- **Dataset content**
· · · · · · ·
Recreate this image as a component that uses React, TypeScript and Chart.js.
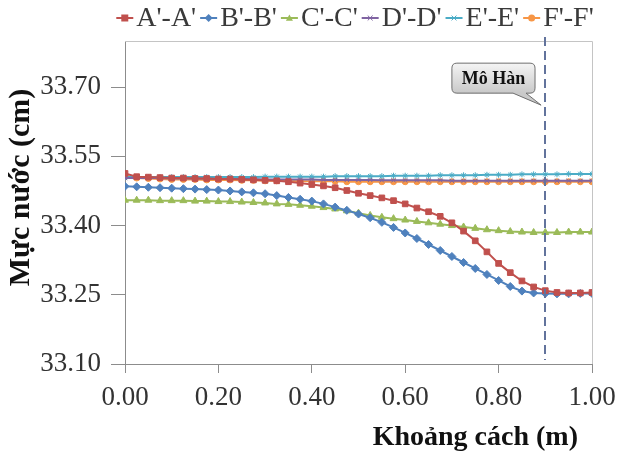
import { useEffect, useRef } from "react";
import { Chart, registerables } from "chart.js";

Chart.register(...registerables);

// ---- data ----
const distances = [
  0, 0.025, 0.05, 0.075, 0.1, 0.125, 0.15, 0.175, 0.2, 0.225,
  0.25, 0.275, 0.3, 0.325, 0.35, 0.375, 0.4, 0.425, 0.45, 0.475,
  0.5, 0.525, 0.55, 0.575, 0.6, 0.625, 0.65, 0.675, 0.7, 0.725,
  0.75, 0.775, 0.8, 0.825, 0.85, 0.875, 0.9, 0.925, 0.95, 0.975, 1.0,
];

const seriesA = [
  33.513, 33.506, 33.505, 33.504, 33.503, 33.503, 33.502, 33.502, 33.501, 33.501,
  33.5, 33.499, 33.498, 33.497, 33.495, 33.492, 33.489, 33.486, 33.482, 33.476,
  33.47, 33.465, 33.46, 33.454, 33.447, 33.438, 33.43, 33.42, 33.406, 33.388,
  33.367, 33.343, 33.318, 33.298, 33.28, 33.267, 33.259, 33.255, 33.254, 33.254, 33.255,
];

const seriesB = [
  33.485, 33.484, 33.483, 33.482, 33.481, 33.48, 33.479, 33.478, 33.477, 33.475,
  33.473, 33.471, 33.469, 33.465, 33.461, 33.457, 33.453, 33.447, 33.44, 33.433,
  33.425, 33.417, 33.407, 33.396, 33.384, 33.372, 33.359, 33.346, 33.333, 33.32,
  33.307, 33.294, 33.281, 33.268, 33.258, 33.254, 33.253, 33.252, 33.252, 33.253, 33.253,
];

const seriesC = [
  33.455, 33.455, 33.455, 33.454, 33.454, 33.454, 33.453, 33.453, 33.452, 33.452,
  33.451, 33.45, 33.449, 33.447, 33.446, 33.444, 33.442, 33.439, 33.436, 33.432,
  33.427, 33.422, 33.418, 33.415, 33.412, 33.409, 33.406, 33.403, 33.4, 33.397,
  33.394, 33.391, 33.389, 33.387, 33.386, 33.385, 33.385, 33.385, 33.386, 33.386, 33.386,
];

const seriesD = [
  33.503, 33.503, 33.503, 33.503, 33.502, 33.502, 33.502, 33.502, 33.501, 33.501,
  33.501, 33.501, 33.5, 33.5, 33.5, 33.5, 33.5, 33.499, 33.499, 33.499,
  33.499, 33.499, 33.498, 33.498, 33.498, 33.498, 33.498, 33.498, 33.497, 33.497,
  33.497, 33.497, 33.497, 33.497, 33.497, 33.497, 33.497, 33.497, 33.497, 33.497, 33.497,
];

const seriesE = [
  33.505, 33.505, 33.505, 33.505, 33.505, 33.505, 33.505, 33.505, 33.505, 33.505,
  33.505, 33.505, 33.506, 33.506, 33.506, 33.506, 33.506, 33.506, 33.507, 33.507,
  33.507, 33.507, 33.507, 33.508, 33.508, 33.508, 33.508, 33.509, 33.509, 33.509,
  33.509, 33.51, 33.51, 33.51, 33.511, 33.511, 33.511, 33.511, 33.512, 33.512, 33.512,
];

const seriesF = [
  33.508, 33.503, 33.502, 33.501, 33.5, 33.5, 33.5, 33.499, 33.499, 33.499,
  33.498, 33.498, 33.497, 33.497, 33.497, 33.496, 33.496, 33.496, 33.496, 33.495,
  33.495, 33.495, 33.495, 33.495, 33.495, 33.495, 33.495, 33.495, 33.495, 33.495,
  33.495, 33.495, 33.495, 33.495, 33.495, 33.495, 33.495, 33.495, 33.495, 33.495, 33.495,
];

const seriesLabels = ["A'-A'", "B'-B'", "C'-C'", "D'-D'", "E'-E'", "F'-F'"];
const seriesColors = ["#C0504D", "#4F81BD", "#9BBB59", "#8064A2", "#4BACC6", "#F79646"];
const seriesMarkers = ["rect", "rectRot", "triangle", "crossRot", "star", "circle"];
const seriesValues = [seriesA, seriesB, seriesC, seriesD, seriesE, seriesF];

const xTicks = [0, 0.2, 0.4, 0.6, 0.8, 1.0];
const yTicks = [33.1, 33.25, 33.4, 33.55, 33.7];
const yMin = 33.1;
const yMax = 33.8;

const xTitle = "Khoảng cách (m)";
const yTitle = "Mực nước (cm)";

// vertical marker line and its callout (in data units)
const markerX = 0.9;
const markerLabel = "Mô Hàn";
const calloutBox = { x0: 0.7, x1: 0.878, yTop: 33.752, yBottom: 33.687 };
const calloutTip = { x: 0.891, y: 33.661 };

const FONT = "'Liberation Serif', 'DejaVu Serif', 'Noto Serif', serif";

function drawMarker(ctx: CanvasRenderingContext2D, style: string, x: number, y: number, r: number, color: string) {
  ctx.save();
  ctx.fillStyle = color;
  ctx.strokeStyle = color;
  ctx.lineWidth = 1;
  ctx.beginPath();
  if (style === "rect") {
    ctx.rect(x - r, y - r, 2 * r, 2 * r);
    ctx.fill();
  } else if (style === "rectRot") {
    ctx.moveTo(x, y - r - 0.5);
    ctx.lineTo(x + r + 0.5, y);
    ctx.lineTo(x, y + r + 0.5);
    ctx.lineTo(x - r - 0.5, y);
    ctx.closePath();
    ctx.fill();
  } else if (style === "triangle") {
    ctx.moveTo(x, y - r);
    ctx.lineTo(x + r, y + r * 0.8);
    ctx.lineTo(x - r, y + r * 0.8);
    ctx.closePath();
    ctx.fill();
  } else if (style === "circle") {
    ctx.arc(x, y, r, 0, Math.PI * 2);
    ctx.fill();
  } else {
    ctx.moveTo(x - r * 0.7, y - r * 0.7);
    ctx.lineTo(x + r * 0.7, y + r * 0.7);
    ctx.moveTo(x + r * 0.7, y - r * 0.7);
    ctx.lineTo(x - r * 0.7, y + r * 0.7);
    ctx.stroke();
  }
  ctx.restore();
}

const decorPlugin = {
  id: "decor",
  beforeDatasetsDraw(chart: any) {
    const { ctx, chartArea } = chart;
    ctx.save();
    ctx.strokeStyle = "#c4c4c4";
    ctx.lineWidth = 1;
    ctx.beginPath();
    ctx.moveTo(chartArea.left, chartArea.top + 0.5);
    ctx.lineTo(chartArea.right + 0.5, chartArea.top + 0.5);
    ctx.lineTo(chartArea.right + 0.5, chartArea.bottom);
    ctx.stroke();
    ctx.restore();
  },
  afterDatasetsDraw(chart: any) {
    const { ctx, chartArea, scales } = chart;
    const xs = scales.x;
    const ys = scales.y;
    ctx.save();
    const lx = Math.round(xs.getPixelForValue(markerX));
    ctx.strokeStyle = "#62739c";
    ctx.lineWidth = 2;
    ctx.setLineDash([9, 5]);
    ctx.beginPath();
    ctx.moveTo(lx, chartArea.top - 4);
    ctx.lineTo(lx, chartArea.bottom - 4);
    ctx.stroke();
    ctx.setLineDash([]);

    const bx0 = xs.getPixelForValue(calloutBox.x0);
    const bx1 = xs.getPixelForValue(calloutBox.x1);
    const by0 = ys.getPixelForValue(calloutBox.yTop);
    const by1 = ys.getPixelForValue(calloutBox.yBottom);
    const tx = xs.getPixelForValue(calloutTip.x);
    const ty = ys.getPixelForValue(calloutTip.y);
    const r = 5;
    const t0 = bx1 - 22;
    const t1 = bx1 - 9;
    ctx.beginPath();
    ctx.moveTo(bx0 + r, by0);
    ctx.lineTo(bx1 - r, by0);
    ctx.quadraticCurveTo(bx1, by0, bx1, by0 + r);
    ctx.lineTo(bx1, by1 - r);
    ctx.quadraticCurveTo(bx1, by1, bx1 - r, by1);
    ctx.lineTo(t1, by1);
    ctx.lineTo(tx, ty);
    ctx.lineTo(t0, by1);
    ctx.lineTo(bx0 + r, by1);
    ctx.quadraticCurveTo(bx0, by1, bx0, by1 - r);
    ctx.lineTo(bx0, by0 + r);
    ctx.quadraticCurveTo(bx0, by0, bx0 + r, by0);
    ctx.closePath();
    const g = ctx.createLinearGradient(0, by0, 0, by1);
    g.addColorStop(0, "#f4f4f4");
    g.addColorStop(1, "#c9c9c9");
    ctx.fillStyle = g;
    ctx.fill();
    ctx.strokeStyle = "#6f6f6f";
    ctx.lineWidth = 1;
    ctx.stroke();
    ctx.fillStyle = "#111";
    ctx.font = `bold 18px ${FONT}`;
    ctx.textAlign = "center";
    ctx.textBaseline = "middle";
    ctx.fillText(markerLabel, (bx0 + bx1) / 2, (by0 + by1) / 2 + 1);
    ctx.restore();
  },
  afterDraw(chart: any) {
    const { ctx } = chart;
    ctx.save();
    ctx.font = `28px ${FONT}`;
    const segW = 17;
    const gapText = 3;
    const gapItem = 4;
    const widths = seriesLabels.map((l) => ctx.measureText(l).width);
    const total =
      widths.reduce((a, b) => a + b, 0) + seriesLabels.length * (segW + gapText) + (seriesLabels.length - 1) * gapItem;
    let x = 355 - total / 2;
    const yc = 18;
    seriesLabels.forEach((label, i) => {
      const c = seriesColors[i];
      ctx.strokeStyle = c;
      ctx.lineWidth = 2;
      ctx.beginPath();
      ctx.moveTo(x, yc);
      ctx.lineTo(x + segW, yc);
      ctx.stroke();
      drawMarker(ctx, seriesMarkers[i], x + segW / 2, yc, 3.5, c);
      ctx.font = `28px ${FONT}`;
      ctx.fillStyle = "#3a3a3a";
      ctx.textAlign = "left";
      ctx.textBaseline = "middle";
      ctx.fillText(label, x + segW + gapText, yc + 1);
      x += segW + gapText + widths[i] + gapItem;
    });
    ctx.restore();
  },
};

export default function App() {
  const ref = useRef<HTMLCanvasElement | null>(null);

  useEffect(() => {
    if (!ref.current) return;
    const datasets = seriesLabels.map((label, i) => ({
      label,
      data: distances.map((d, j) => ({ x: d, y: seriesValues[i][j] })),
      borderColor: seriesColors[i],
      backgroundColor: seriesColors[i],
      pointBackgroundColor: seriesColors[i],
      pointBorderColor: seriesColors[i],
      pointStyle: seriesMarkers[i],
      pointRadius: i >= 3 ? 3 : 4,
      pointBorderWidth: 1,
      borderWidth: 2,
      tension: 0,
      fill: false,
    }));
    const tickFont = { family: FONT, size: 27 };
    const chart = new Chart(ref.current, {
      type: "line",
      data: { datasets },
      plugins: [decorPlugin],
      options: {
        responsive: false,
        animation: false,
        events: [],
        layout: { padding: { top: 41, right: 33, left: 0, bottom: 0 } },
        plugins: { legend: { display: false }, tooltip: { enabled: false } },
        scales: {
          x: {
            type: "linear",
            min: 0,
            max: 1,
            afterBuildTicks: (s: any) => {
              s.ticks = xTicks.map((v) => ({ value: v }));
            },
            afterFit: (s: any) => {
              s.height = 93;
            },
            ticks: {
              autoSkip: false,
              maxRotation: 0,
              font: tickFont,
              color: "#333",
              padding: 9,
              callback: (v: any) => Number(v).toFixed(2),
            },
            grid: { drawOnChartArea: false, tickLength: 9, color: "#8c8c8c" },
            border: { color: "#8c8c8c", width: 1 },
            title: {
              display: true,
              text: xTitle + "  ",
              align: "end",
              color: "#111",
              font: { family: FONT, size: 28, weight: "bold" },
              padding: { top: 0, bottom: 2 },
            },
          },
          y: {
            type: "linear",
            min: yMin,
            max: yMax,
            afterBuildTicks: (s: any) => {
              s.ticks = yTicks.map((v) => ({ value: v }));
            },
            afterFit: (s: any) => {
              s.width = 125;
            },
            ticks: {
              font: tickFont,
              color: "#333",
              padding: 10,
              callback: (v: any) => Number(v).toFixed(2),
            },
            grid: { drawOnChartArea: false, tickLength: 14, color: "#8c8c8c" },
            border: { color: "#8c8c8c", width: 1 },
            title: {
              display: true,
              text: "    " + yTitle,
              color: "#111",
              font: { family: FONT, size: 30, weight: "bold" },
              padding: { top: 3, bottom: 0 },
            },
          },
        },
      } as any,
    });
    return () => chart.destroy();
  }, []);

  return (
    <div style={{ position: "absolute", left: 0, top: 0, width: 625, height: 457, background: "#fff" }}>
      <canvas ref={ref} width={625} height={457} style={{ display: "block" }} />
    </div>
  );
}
· · · · · · ·
- **Stated problem**
Restate, line by line and word for word, everything from the top of the material through the line that contains "Chart.register(...registerables);". Leave pictures out.

- **Solution to this exercise**
Recreate this image as a component that uses React, TypeScript and Chart.js.
import { useEffect, useRef } from "react";
import { Chart, registerables } from "chart.js";

Chart.register(...registerables);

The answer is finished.